[Hall Monitor] Taking a Deep Breath: Communities in Schools’ Role in Restorative Justice Initiatives in San Antonio

Note from SA Charter Moms: We are proud to share guest posts from hallmonitor covering San Antonio’s public schools.

On June 11, The 74 Million published an article of mine on Positive Behavior Interventions and Supports (PBIS). In order to get all the good data and interviews in, some stuff had to get cut, so I’m publishing it here.

Northside ISD wasn’t the only school district where I went looking for restorative justice practices. Four San Antonio districts received grants from the U.S. Department of Education to build PBIS systems or something similar. It really took off in NISD, even though their initial grant was by far the smallest of the four. Southside ISD has had a smaller rollout, South San’s program is not getting the rave-est reviews from students, and San Antonio ISD’s is uneven at best.

However, within SAISD and NISD I discovered that Communities In Schools was off and running with restorative justice practices, and I was able to visit with some of the rockstars behind those efforts. Their story is below.

[Hall Monitor] Taking a Deep Breath: Communities In Schools’ Role in Restorative Justice Initiatives in San Antonio | San Antonio Charter Moms

CIS Site Coordinator Maggie Moreno walks students through meditation at Davis MS

Communities In Schools of San Antonio, a nonprofit working with students who face significant obstacles, has helped several NISD and San Antonio ISD campuses take PBIS a step further.

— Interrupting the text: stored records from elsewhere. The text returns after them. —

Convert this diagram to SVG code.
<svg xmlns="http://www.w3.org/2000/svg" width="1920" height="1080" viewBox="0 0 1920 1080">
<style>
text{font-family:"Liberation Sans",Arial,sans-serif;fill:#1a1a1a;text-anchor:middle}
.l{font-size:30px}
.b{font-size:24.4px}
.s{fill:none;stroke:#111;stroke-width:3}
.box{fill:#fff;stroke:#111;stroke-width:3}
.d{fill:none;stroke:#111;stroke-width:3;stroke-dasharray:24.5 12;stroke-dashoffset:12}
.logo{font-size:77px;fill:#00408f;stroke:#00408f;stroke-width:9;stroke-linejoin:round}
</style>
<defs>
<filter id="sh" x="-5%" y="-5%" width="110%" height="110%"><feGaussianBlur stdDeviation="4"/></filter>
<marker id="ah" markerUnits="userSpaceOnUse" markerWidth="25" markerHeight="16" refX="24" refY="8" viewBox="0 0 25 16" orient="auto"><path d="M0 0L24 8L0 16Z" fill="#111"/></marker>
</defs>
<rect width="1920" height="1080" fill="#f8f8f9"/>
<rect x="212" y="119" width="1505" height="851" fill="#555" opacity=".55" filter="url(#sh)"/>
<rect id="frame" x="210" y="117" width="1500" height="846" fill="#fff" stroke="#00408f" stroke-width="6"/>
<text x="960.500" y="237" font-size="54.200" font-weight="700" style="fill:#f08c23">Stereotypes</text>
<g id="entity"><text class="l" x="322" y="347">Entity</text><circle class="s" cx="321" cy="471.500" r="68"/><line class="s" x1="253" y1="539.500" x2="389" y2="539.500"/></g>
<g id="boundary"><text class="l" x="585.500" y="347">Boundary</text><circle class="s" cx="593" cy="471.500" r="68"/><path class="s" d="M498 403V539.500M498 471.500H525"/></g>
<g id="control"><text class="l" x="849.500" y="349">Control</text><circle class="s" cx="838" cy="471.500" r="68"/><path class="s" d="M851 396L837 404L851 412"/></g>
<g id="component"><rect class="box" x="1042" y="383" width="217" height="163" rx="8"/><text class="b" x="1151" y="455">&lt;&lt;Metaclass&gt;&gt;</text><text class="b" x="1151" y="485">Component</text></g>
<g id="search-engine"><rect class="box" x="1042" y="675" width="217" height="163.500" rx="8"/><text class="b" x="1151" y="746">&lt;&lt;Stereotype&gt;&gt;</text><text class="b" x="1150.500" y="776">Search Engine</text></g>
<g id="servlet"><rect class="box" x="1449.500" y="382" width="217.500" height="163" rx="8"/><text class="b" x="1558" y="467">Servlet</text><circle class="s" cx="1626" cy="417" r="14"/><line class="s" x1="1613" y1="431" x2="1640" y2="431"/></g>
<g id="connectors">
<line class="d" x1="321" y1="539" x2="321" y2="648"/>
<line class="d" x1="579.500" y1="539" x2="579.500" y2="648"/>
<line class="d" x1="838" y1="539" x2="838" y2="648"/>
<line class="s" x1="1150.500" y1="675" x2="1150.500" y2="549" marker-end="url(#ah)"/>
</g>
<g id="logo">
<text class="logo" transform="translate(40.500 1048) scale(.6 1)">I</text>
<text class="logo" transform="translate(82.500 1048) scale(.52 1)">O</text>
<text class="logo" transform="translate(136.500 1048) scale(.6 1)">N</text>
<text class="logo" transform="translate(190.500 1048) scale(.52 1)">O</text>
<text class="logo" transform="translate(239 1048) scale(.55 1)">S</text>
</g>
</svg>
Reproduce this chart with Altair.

Julia Robinson-Harris was a CIS-SA site coordinator for Rayburn Middle School in NISD when she began working with restorative discipline practices. It started with one class, instituting what is known as “circle,” where students and their teacher sit together and discuss current events, schoolwide issues, classroom dynamics, or anything else that might be weighing on students’ minds. The teacher must participate just like the students—listening, expressing feelings, and sharing concerns.

Eventually, this method is used to “repair harmed circles,” or to mediate interpersonal conflict. Students who are comfortable expressing their feelings and connecting their feelings to facts, Robinson-Harris explained, are better equipped to restore relationships and ease conflict.

Marie Moreno is the CIS-SA site coordinator at Davis Middle School in San Antonio ISD, and she too has started helping teachers lead circles when they feel like the class is emotionally out of control. Many times, Moreno said, it’s hard to get the teacher to trust the process.

“One of the most difficult things about restorative discipline is the buy-in of the teachers, the administrators, the district,” Robinson-Harris said.

Restorative discipline takes time. Time away from class, time away from test prep, and its results are not instant.

“When they don’t see the immediate results [some] get disheartened and give up,” Moreno said.

However, enough have stuck with the practice to see it gain traction. Restorative discipline has also won some friends in high places. Texas Education Commissioner Mike Morath has been a proponent, as well as Carole Harle, a prominent San Antonio educator and NISD trustee.

Robinson-Harris is now the restorative discipline coordinator for ESC Region 20, where she trains staff and helps districts across South Texas build programs at their schools. 

Katherine Perez works with the Southside ISD PBIS team, and brought up another strength of the relational models.

“Many of our students have experienced trauma,” Perez said.

Of Southside ISD’s 5,700 students, 81 percent qualify for free or reduced lunch, the federal proxy for poverty. The link between poverty and trauma is strong. Some researchers say that poverty itself is trauma. Others have shown that children living in poverty are more likely to be subjected to traumatic experiences with long term effects.

With this in mind, CIS-SA also has a field manager, Tara Lazaro, who is trained in trust-based relational intervention, (TBRI). This method, which originated with researcher Karen Purvis at Texas Christian University, is “more clinical” than PBIS, Lazaro explained.

In her work with CIS-SA’s SAISD and NISD middle schools, Lazaro helps teachers and staff understand what happens in a child’s brain when they are stressed or traumatized. The cortisol hormone actually alters the way their brain receives information. She also helps identify calming techniques that can work within a given school setting. Some schools have “calming rooms” where students can go calm down.

At Davis Middle School, Moreno uses meditation to help students calm down. She finds YouTube channels with free meditation tracks and plays them as she guides the students through yogic breathing. The kids can lie on yoga mats, hold “fidget toys,” or even fall asleep throughout the meditation—whatever helps them feel calm and in control of their own emotions. She tries to find tools they can use at home to create calming spaces.

It’s a tool, Moreno says, not a fix. When introducing a new group of students to meditation, she explains how she uses the tool, “In those moments where I am upset, I’m able to refocus myself a little easier.”

While TBRI is has avatars, campus currencies, and lunch passes, the goal at the heart is the same as PBIS: a relationship. It’s the relationship that the child needs to flourish, and that relationship requires time and trust.